:: Provided information ::

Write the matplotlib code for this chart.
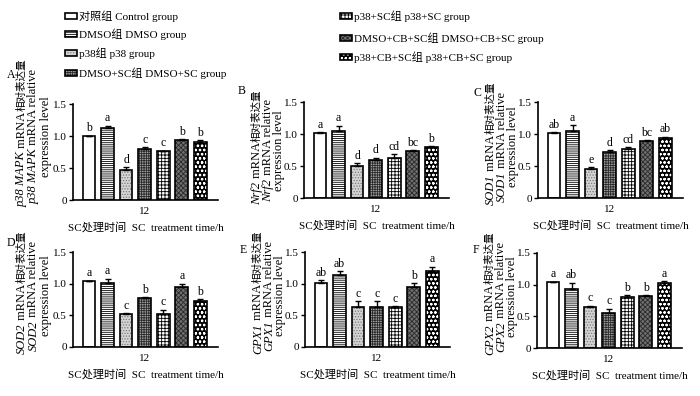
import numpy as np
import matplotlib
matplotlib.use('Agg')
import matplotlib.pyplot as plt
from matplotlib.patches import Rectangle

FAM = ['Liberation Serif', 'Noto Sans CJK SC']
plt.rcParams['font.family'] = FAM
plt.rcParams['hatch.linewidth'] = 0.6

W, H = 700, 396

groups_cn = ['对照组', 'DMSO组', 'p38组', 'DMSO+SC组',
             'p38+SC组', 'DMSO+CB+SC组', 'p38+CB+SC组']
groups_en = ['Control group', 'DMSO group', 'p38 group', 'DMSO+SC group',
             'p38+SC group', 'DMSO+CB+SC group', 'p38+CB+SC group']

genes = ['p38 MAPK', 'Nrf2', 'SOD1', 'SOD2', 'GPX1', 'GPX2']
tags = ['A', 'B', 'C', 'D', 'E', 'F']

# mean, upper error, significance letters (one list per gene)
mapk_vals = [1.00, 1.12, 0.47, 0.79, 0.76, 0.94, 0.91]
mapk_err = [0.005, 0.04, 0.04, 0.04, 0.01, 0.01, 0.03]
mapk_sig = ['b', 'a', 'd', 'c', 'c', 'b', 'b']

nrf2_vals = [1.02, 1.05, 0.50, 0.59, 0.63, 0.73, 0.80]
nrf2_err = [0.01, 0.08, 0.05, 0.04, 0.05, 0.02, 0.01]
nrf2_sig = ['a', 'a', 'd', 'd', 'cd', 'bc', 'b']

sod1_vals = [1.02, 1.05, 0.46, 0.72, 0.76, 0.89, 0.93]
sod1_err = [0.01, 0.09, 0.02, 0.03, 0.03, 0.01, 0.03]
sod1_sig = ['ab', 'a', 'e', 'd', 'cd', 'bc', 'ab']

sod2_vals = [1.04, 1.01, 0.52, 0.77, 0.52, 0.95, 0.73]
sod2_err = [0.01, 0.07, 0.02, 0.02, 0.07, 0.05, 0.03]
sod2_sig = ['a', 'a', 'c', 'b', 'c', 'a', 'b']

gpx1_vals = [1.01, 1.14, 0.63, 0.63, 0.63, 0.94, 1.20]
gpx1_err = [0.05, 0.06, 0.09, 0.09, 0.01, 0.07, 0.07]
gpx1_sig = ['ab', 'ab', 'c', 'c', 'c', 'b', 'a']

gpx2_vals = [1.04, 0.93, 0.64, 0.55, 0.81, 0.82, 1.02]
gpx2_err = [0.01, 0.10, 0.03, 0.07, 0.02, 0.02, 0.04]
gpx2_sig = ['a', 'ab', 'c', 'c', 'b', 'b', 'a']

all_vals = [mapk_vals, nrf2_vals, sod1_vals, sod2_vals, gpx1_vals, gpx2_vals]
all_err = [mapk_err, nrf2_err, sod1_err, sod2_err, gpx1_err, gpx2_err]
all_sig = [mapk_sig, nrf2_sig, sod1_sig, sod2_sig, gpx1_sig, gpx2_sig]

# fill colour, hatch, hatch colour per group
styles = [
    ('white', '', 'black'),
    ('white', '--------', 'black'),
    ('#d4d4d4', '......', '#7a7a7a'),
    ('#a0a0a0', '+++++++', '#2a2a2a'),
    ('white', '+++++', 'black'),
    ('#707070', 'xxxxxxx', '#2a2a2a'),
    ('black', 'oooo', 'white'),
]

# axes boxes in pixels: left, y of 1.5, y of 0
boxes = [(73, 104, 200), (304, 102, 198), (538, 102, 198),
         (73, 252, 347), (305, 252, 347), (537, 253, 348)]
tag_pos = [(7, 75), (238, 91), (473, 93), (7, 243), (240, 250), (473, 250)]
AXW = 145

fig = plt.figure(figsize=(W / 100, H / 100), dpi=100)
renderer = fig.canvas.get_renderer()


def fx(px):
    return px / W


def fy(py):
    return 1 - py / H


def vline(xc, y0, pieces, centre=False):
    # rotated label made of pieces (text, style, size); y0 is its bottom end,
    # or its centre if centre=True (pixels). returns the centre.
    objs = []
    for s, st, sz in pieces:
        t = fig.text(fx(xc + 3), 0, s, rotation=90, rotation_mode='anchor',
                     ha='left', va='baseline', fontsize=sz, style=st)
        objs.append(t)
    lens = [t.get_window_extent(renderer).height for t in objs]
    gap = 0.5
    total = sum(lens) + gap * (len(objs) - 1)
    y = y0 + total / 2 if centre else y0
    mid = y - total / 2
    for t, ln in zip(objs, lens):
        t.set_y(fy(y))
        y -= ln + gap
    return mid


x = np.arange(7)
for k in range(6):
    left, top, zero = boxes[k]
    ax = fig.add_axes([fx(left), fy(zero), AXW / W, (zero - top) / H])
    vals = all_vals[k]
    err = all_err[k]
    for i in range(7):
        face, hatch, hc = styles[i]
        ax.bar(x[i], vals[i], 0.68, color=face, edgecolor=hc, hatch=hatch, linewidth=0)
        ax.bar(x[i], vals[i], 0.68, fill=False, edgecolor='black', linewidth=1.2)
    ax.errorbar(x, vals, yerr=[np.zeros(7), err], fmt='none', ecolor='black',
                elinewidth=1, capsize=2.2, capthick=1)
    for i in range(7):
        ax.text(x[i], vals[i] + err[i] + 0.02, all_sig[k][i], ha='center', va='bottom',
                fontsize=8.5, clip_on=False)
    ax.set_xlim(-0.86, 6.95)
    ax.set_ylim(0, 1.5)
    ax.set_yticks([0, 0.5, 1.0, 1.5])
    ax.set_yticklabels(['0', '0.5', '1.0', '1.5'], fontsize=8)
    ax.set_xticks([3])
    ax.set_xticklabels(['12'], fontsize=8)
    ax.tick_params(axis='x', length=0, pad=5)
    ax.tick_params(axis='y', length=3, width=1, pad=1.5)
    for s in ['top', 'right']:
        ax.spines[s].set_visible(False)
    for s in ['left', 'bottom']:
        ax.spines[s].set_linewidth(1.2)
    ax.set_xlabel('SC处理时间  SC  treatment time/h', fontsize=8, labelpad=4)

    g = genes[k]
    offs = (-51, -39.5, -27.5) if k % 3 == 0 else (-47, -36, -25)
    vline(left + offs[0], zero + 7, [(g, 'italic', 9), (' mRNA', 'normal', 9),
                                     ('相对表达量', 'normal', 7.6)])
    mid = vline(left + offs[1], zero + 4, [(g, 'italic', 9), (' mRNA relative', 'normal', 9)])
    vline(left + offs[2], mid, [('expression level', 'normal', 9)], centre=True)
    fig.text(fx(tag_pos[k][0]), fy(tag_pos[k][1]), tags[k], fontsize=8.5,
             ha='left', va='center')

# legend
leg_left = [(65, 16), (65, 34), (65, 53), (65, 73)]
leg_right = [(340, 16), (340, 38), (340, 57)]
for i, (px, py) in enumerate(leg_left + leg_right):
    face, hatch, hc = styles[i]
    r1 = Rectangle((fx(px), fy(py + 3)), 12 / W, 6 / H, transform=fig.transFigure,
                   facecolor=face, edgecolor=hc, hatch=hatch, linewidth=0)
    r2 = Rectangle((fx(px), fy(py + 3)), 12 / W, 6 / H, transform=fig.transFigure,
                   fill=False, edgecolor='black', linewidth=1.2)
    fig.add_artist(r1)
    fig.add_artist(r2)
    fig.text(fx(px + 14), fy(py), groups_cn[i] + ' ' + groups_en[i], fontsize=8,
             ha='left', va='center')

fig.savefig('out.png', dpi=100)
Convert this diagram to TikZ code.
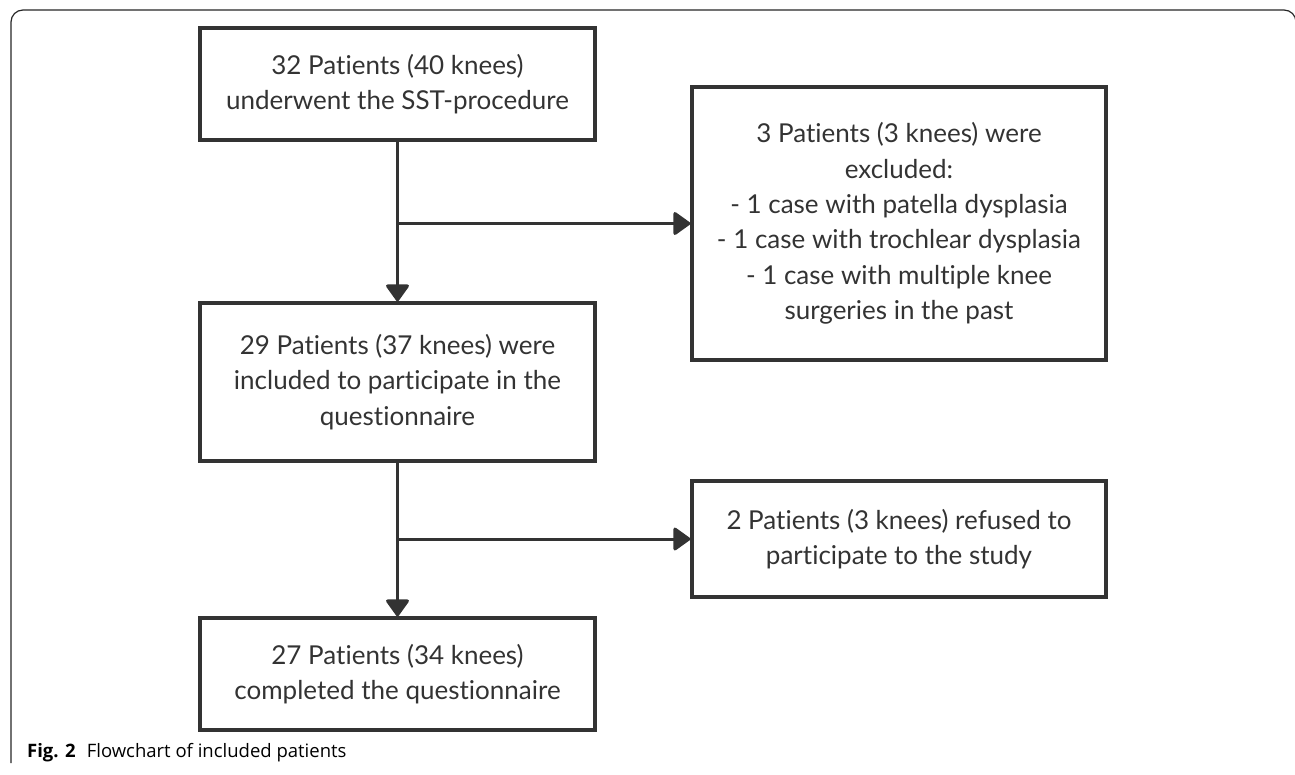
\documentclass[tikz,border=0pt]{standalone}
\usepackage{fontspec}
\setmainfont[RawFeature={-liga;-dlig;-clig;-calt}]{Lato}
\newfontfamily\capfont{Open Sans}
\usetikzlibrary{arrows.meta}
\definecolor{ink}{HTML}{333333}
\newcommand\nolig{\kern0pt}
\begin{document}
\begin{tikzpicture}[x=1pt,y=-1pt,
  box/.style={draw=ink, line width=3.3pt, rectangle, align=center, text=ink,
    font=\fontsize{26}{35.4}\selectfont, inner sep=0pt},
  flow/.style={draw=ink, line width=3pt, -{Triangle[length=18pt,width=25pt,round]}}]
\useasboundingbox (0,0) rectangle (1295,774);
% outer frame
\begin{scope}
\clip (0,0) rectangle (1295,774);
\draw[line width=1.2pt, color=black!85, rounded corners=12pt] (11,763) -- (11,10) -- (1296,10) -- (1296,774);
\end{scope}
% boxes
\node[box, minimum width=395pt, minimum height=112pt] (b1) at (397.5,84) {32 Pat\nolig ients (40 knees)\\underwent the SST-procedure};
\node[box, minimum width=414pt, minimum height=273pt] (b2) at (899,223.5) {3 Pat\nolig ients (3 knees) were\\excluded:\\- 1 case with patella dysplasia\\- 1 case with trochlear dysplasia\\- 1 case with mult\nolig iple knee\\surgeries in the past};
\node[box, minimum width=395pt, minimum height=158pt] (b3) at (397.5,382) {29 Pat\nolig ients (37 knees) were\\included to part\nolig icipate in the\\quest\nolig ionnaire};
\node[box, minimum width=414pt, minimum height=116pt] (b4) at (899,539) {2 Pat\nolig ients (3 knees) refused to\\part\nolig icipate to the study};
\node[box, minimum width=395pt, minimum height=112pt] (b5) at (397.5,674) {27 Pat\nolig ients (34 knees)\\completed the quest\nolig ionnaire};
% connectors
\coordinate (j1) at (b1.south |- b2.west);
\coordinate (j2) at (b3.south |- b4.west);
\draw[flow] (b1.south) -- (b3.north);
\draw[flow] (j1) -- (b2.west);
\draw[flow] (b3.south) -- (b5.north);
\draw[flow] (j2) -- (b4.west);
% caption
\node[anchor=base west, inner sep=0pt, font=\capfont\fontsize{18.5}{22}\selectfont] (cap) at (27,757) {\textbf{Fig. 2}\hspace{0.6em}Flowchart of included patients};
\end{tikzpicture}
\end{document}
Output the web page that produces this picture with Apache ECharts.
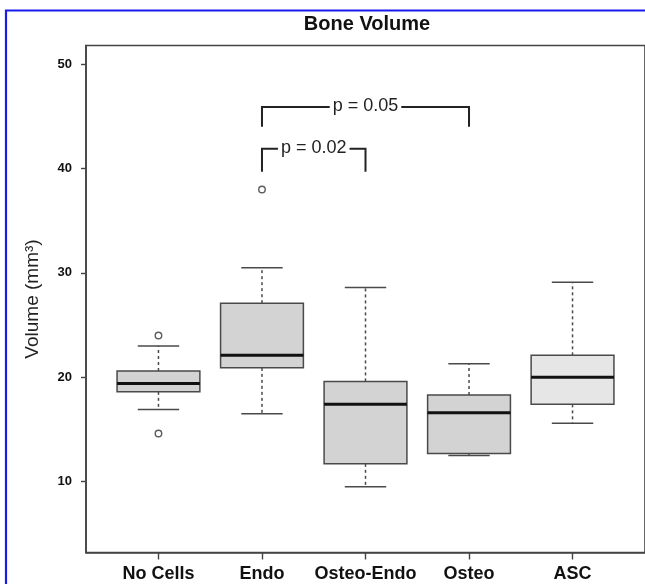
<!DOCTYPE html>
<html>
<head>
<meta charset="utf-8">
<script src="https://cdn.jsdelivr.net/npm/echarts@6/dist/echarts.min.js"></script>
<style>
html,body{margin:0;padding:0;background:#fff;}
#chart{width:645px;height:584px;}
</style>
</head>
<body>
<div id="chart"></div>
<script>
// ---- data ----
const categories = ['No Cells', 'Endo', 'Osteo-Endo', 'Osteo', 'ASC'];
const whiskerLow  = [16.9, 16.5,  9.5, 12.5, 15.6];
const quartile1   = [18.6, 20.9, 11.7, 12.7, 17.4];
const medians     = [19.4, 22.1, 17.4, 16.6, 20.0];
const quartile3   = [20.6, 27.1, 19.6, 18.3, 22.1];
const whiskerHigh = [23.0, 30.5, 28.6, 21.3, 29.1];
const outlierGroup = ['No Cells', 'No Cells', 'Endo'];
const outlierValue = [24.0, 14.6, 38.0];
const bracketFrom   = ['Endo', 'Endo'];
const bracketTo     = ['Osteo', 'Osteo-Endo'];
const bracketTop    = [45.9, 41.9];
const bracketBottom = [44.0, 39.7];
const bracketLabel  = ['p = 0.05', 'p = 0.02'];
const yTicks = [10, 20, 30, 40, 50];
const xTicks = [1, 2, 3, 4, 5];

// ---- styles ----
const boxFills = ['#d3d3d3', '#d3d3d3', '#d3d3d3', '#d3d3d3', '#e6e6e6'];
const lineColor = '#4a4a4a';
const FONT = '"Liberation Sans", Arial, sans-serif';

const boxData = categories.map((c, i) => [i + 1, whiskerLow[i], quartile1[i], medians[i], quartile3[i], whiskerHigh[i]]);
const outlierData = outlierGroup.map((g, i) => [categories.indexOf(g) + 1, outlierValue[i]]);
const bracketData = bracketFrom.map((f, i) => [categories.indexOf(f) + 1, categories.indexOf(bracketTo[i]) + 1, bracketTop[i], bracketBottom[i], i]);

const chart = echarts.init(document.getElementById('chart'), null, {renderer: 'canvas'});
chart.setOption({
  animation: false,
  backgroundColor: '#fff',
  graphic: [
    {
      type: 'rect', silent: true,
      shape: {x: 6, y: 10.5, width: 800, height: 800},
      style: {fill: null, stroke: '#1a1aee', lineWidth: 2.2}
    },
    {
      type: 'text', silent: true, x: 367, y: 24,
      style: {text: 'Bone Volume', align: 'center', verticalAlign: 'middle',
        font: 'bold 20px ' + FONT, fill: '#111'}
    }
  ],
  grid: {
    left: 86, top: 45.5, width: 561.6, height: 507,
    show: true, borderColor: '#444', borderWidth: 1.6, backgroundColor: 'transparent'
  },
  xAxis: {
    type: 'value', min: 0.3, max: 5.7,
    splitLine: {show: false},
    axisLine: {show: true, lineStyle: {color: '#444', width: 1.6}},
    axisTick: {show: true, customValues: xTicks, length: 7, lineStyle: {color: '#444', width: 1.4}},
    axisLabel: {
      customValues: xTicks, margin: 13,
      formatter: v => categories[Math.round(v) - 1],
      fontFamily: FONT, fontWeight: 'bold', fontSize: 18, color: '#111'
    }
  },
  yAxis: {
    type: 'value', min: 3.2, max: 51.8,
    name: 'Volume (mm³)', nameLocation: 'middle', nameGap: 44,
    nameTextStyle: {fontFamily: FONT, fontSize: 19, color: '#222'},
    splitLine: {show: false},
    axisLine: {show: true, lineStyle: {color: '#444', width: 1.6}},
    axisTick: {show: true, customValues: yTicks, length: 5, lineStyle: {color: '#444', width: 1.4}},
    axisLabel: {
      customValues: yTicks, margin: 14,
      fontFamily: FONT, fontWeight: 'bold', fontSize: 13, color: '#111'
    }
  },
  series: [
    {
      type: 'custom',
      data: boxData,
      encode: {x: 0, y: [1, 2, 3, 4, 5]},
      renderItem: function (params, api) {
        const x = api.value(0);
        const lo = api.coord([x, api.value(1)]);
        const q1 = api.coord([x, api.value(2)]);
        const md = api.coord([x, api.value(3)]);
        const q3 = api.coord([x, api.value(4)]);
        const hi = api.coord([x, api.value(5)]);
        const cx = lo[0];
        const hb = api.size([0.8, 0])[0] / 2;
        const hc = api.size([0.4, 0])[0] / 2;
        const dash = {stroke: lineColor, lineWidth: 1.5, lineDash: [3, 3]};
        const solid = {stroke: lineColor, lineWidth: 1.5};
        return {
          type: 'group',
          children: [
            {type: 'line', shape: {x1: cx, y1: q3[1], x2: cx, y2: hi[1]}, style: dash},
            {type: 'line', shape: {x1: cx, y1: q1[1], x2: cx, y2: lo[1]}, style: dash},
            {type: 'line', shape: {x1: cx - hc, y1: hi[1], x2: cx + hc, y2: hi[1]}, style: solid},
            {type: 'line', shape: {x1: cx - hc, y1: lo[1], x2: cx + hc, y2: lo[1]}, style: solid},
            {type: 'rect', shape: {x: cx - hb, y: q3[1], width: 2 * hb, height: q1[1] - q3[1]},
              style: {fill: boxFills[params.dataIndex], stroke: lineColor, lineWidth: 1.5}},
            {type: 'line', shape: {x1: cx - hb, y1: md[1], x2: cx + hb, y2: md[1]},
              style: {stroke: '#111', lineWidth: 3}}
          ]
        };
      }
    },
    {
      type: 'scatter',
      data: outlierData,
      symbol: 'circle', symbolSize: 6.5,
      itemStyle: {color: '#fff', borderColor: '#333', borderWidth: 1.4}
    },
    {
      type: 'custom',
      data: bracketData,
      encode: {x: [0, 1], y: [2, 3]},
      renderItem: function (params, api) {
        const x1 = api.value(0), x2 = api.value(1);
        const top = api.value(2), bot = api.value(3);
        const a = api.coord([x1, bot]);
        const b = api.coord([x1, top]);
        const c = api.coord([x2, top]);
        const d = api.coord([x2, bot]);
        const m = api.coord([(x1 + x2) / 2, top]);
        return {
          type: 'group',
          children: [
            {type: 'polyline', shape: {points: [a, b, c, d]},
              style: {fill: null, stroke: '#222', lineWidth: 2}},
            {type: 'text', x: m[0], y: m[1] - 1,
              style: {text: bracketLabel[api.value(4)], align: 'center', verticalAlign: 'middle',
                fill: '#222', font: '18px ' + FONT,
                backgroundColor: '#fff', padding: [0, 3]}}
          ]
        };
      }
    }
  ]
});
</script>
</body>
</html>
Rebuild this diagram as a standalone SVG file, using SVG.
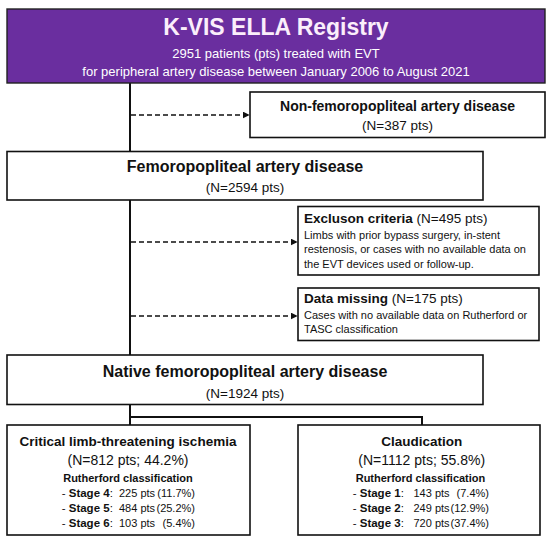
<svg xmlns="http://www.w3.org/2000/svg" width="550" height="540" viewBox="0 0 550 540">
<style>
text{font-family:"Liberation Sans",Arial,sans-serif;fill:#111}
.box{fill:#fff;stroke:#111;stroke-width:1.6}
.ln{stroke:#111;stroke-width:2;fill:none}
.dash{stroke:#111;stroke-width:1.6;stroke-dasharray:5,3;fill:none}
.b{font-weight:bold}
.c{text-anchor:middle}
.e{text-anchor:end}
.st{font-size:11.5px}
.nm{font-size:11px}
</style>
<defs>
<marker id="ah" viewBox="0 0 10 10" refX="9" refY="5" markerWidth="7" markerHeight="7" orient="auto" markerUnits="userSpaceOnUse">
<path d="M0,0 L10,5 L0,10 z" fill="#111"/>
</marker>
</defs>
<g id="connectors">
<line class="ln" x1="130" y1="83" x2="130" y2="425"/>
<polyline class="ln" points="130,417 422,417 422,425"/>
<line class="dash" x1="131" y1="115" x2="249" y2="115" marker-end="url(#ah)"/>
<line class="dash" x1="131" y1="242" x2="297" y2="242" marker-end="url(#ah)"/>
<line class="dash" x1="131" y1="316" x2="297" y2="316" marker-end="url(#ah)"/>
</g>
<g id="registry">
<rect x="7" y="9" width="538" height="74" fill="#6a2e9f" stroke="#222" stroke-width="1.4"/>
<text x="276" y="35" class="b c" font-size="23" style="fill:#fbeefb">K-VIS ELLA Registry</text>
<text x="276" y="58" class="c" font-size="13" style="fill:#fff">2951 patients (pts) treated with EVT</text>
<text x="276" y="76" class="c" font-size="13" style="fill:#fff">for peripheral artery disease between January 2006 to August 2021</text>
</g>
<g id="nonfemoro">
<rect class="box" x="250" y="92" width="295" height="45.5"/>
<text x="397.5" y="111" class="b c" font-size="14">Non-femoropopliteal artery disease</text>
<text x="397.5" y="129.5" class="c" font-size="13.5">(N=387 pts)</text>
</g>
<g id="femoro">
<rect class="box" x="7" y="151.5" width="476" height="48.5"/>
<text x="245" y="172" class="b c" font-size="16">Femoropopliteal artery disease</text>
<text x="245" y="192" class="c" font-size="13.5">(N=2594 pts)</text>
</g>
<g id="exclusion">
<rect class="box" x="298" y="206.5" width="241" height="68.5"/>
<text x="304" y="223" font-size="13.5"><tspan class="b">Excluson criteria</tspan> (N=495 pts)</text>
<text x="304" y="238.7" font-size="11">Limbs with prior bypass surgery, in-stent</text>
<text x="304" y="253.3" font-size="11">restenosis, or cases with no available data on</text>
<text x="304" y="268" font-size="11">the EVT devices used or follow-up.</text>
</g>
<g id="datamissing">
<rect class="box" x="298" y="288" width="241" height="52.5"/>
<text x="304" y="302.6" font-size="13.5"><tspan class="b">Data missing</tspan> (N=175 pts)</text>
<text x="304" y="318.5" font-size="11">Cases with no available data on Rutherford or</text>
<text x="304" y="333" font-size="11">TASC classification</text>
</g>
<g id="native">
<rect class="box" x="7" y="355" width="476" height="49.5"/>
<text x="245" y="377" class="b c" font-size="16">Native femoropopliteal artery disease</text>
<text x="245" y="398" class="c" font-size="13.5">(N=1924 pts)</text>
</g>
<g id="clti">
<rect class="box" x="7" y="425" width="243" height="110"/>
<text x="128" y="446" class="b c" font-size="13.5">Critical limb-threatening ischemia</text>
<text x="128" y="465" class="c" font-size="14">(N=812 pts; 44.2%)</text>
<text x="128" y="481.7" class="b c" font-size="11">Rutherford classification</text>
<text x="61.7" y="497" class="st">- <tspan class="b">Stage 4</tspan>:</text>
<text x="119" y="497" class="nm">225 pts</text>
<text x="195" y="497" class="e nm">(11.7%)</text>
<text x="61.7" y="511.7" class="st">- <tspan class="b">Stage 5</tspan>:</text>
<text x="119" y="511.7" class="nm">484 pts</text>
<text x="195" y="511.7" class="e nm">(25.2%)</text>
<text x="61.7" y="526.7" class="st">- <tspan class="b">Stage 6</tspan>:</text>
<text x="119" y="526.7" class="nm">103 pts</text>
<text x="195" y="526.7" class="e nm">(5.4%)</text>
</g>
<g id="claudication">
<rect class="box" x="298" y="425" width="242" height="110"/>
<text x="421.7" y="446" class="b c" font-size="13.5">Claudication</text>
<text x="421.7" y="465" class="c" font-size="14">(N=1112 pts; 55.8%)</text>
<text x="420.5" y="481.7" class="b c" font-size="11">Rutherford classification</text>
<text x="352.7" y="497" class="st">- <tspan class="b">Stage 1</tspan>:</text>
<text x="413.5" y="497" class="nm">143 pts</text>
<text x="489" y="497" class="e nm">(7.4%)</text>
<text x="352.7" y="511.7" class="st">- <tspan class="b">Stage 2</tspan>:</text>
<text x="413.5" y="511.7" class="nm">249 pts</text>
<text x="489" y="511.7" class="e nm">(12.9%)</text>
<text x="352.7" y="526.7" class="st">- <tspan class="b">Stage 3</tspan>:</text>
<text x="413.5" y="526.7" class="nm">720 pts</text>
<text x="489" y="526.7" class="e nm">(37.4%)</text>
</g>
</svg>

:::

> Your objective:
Can the lines from the start of the records through the line with "tags = ['A', 'B', 'C', 'D', 'E', 'F']" be given again exactly, with the pictures left out?

> Solution for this task:
Write the matplotlib code for this chart.
import numpy as np
import matplotlib
matplotlib.use('Agg')
import matplotlib.pyplot as plt
from matplotlib.patches import Rectangle

FAM = ['Liberation Serif', 'Noto Sans CJK SC']
plt.rcParams['font.family'] = FAM
plt.rcParams['hatch.linewidth'] = 0.6

W, H = 700, 396

groups_cn = ['对照组', 'DMSO组', 'p38组', 'DMSO+SC组',
             'p38+SC组', 'DMSO+CB+SC组', 'p38+CB+SC组']
groups_en = ['Control group', 'DMSO group', 'p38 group', 'DMSO+SC group',
             'p38+SC group', 'DMSO+CB+SC group', 'p38+CB+SC group']

genes = ['p38 MAPK', 'Nrf2', 'SOD1', 'SOD2', 'GPX1', 'GPX2']
tags = ['A', 'B', 'C', 'D', 'E', 'F']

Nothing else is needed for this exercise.